Savona – Sono accusati di aver simulato un naufragio di una barca, praticando diversi buchi nello scafo con un trapano le due persone rinviate a giudizio dal G.I.P. di Savona, per il reato di naufragio o sommersione di nave. Si tratta del titolare di un cantiere nautico ed un diportista che, secondo l’ipotesi di accusa, avrebbero volontariamente affondato una imbarcazione da diporto che doveva invece essere demolita e smaltita.
La barca, infatti, della lunghezza di circa 9 metri, per lo stato d’uso e la vetustà, era destinata alla demolizione per il successivo smaltimento come rifiuto speciale. Una spesa consistente che potrebbe rappresentare il “movente”, tutto da dimostrare.
Evidenti, invece, le tracce dei buchi presenti nello scafo e che potrebbero essere stati praticati per consentire un più rapido affondamento.
L’attività di polizia giudiziaria svolta dal personale della Capitaneria di Porto – Guardia Costiera di Savona è iniziata nel mese di gennaio scorso, in seguito ad una segnalazione di un passante che aveva avvistato, nel tratto di mare prospiciente il comune di Albisola Superiore (SV), a circa 50 metri dalla costa, una imbarcazione semiaffondata.
L’allarme, raccolto dalla Sala Operativa della Guardia Costiera, ha visto in un primo momento l’attivazione del dispositivo di ricerca e soccorso al fine di recuperare eventuali naufraghi.
Il personale della Guardia Costiera intervenuto con la motovedetta CP 2094, visto lo stato dell’imbarcazione (un semicabinato privo di motori ed arredi), scongiurata la presenza di naufraghi, ipotizzava fin da subito che l’affondamento non fosse conseguenza di un incidente.
Il relitto, trovandosi rovesciato e semiaffondato non risultava facilmente individuabile sia a vista che con gli strumenti di navigazione e poteva pertanto essere causa di eventuali incidenti trovandosi in un tratto di mare frequentato anche fuori stagione da diportisti, generalmente pescatori sportivi, e da unità da pesca professionali.
La Guardia Costiera si adoperava, al fine di garantire la sicurezza della navigazione, rimuovendo l’imbarcazione e rimorchiandola tramite ditta specializzata nel porto di Savona, dove veniva successivamente alata e posta sotto sequestro al fine di esperire le successive indagini di polizia giudiziaria.
Sia durante l’ispezione subacquea sia successivamente al recupero, il personale della Guardia Costiera notava la presenza di numerosi fori sullo scafo effettuati, presumibilmente, mediante l’ausilio di un trapano.
L’unità veniva identificata come un natante da diporto e l’assenza sia sullo scafo di sigle identificative (matricole d’iscrizione nei registri navali del diporto) che dei motori, impedivano al personale della Guardia Costiera di risalire subito ai legittimi proprietari.

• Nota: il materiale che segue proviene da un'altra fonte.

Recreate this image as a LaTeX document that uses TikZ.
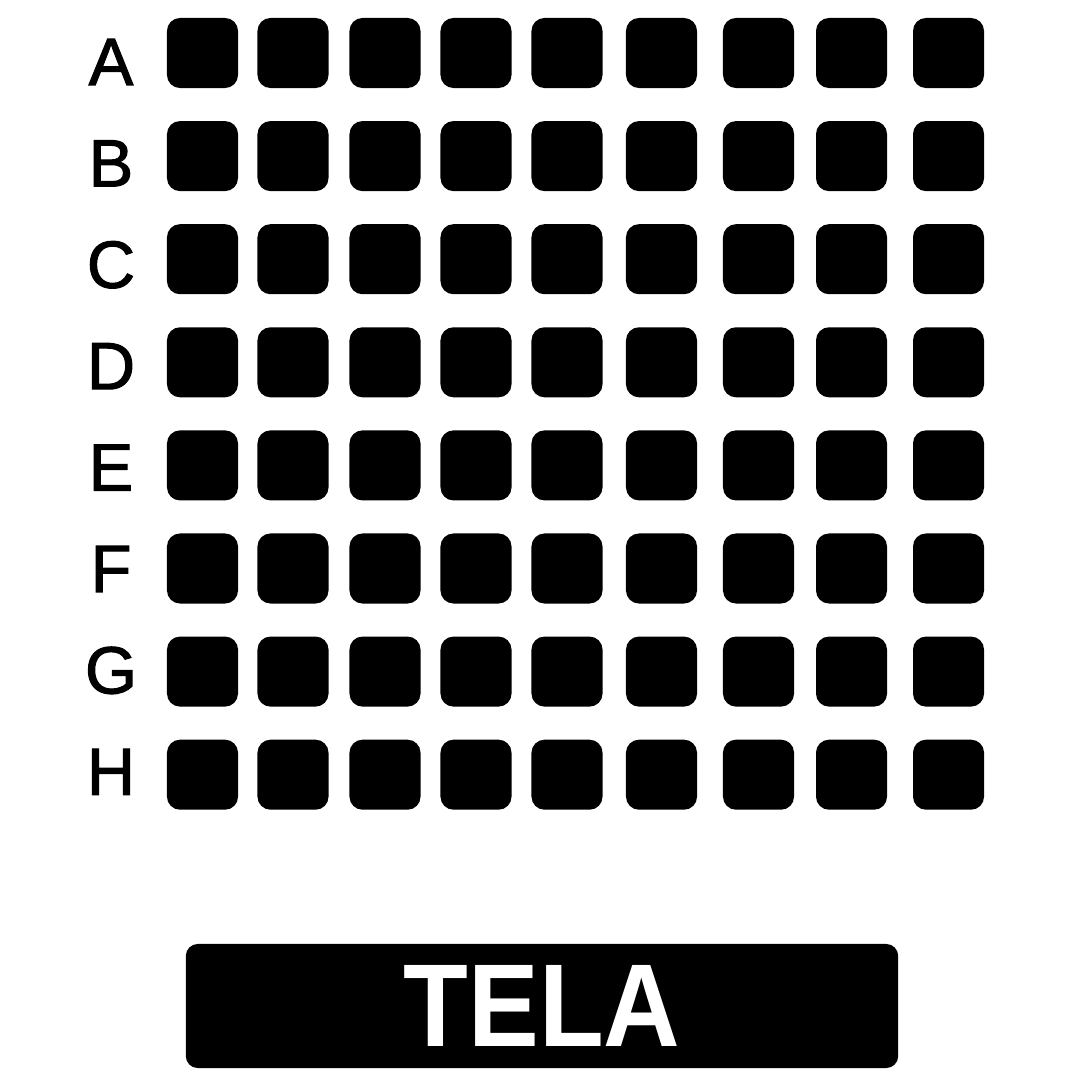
\documentclass[tikz,border=0pt]{standalone}
\usepackage{graphicx}
\usepackage{fontspec}
\setmainfont{Liberation Sans}
\newfontfamily\rowfont[FakeBold=1.6]{Liberation Sans}
\usetikzlibrary{positioning}

\begin{document}
\begin{tikzpicture}[x=0.01cm, y=-0.01cm,
    seat/.style={rectangle, rounded corners=1.3mm, fill=black, minimum width=7.1mm, minimum height=7mm, inner sep=0pt},
    rowlabel/.style={inner sep=0pt, font=\rowfont\fontsize{19}{22}\selectfont},
    screen/.style={rectangle, rounded corners=1.2mm, fill=black, minimum width=71.2mm, minimum height=12.4mm, text=white, font=\fontsize{33.5}{36}\selectfont\bfseries}]

    \useasboundingbox (0,0) rectangle (1080,1080);

    % Posti a sedere
    \foreach \r [count=\i] in {A,B,C,D,E,F,G,H} {
        \pgfmathsetmacro{\ry}{53+(\i-1)*103.1}
        \pgfmathsetmacro{\ly}{62+(\i-1)*101.4}
        \node[rowlabel] (row\r) at (111,\ly) {\r};
        \foreach \cx [count=\j] in {202.5,293,385,476,567,661.5,758.5,851.5,948.5}
            \node[seat] (seat\r\j) at (\cx,\ry) {};
    }

    % Schermo
    \node[screen] (tela) at (542,1006) {\scalebox{0.9}[1]{TELA}};
\end{tikzpicture}
\end{document}
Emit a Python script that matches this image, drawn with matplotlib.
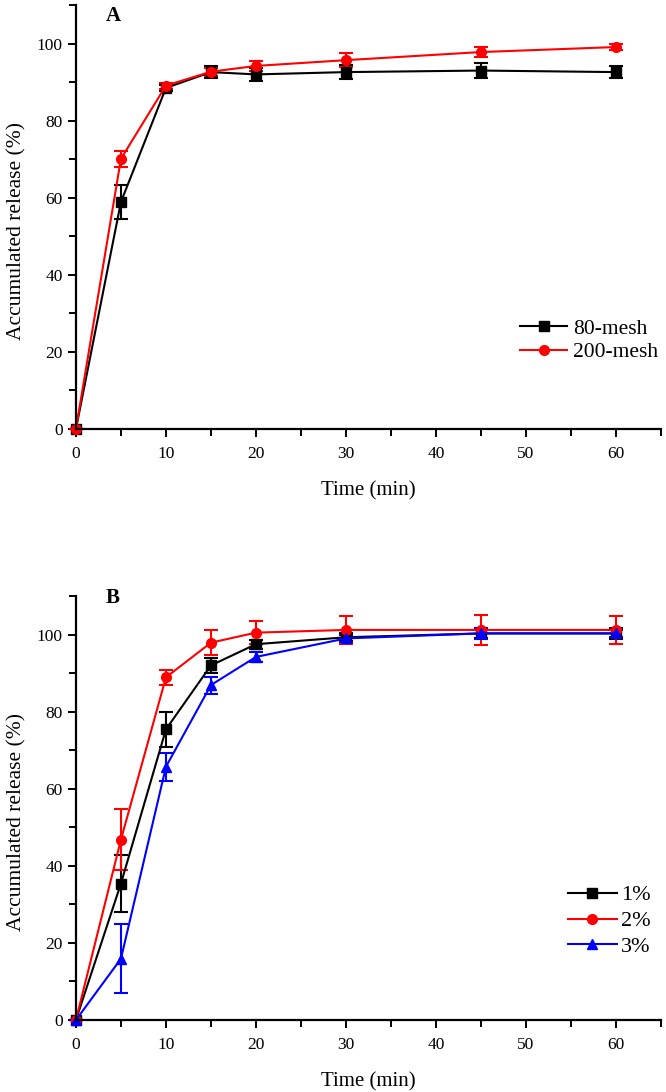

Preso atto della situazione la Capitaneria di porto notiziava la Procura della Repubblica di Savona ipotizzando, a carico di ignoti, il reato di naufragio o sommersione di nave.
Dopo una complessa attività di indagine e con l’acquisizione delle immagini dei sistemi di videosorveglianza, veniva appurato che nella serata antecedente il ritrovamento, all’imbrunire, una unità a vela in uscita dal porto di Savona, procedeva a rimorchiare l’unità in questione in direzione Albissola per poi rientrare al proprio ormeggio qualche ora dopo priva dell’unità a rimorchio.
In coordinamento con la locale Procura della Repubblica ed a seguito di una minuziosa perquisizione volta ad acquisire documentazione inerente la proprietà o la gestione del natante, venivano identificati come autori del reato il titolare di un cantiere nautico ed il diportista proprietario del natante autore del rimorchio. Per i due soggetti è scattata la denuncia che potrebbe portare ad una pesante condanna penale nonché al risarcimento delle operazioni di recupero e smaltimento della barca.
Si specifica che al momento che non sono state adottate decisioni definitive essendo il procedimento in corso.